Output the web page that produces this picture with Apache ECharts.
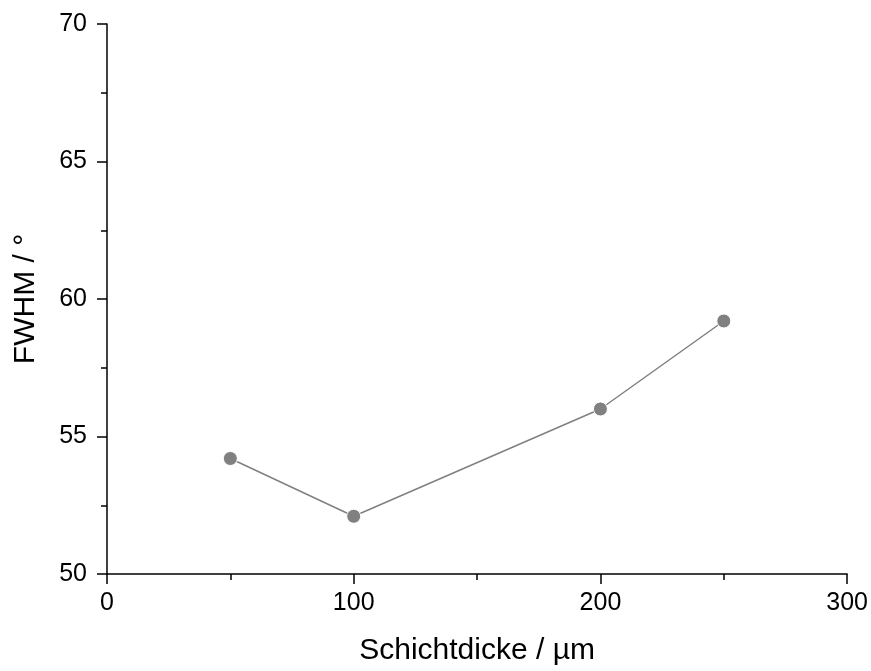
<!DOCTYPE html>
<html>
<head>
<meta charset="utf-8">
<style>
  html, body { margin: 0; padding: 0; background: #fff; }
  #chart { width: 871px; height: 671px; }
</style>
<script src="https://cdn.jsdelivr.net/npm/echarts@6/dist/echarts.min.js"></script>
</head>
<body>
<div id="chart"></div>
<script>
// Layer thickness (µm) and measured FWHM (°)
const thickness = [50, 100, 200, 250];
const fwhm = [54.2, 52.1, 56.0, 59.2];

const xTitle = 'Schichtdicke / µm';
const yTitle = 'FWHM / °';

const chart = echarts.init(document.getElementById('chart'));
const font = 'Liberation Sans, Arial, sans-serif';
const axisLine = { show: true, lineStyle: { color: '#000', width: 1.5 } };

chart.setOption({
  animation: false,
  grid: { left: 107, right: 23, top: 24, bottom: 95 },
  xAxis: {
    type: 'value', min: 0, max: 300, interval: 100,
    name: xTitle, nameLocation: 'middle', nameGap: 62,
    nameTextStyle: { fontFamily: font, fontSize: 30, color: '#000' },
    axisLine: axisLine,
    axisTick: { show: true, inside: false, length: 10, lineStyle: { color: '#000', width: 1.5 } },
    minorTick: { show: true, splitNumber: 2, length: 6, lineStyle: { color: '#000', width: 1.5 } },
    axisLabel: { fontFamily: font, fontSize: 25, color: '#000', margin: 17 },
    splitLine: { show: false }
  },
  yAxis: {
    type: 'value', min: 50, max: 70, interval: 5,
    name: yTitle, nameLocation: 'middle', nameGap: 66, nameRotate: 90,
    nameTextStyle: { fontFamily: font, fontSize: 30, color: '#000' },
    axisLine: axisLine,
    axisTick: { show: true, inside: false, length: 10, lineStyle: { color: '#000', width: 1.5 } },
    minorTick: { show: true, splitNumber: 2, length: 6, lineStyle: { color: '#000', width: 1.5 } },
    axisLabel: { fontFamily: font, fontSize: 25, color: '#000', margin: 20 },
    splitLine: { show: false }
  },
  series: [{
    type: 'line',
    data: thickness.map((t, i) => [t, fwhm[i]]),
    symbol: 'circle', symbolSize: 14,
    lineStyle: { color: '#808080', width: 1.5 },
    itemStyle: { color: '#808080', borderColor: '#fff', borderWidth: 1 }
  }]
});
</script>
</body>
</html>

+ + +

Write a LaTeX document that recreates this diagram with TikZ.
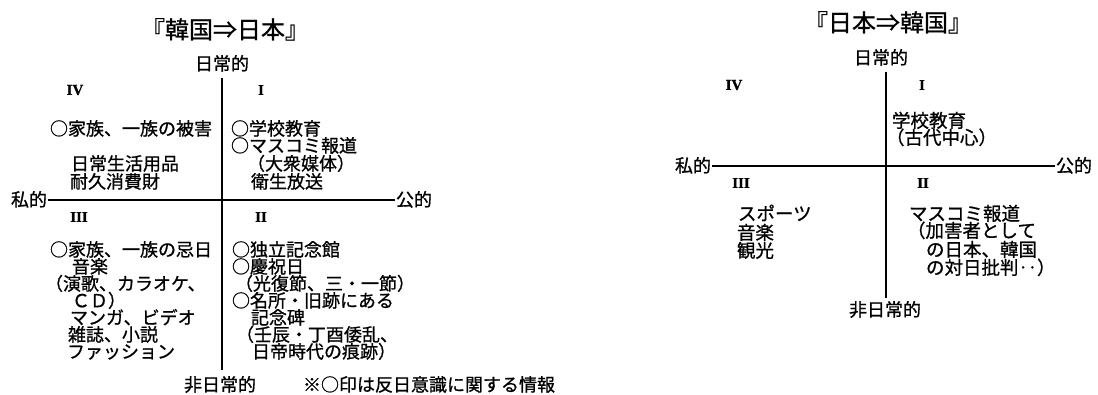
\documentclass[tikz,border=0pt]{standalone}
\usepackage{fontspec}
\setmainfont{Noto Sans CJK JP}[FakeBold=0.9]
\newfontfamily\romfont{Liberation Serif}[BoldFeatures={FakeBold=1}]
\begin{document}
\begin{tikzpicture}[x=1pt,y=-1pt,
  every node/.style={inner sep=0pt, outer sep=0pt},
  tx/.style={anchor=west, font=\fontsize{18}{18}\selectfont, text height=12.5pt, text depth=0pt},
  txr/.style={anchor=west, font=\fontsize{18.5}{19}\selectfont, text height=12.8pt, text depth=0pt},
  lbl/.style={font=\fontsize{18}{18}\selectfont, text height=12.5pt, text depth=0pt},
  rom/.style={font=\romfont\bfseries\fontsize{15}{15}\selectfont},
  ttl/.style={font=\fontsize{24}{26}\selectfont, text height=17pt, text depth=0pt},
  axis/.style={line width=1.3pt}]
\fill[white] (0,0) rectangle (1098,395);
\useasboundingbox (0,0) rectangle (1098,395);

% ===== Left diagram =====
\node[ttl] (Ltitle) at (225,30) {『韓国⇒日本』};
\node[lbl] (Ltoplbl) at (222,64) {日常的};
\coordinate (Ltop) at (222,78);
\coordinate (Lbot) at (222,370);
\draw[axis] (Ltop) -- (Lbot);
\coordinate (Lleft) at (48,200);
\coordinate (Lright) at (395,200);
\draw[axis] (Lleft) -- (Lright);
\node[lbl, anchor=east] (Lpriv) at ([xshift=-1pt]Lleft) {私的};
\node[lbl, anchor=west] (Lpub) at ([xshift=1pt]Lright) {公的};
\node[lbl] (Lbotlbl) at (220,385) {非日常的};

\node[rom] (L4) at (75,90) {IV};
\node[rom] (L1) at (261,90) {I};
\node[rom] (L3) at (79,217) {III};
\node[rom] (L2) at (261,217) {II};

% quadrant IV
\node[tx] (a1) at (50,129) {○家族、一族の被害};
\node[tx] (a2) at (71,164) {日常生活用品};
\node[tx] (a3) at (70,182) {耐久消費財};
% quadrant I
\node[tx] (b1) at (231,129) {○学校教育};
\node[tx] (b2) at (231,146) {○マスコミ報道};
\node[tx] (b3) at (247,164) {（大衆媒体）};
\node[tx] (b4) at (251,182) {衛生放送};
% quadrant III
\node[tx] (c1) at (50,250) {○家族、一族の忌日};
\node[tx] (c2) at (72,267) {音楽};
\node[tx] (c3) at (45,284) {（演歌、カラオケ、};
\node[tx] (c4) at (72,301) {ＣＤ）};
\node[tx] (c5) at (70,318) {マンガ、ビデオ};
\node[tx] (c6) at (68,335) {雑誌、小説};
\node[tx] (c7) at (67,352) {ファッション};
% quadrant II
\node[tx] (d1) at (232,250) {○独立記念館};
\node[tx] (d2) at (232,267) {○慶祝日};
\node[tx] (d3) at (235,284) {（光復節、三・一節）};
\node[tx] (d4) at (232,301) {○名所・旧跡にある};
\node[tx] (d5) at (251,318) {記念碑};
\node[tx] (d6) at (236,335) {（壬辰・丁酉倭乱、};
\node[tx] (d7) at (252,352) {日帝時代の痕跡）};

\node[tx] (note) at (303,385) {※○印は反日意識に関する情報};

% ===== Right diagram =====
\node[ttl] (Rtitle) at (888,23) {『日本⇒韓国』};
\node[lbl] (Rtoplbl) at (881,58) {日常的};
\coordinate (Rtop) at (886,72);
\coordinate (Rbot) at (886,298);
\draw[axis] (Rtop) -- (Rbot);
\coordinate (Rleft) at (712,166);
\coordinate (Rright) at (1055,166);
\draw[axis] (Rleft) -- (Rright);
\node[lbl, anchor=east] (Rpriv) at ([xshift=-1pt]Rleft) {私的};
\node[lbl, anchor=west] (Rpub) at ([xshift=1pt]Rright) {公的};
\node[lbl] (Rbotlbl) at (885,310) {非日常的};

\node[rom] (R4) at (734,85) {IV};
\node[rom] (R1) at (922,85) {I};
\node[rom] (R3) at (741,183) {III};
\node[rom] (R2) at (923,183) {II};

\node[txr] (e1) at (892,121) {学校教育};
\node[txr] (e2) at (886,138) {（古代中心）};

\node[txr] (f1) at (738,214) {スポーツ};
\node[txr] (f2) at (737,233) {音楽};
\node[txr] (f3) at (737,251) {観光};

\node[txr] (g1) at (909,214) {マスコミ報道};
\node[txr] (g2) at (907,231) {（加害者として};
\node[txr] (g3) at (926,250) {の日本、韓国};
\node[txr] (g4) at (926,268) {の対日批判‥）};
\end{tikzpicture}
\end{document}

+ + +

→ **Instruction**: Exactly and only the lines from the line with "Output the web" to the line with "const yTitle = 'FWHM / °';", both ends included, should be echoed. Do not carry over the pictures.

→ **Full answer**:
Output the web page that produces this picture with Apache ECharts.
<!DOCTYPE html>
<html>
<head>
<meta charset="utf-8">
<style>
  html, body { margin: 0; padding: 0; background: #fff; }
  #chart { width: 871px; height: 671px; }
</style>
<script src="https://cdn.jsdelivr.net/npm/echarts@6/dist/echarts.min.js"></script>
</head>
<body>
<div id="chart"></div>
<script>
// Layer thickness (µm) and measured FWHM (°)
const thickness = [50, 100, 200, 250];
const fwhm = [54.2, 52.1, 56.0, 59.2];

const xTitle = 'Schichtdicke / µm';
const yTitle = 'FWHM / °';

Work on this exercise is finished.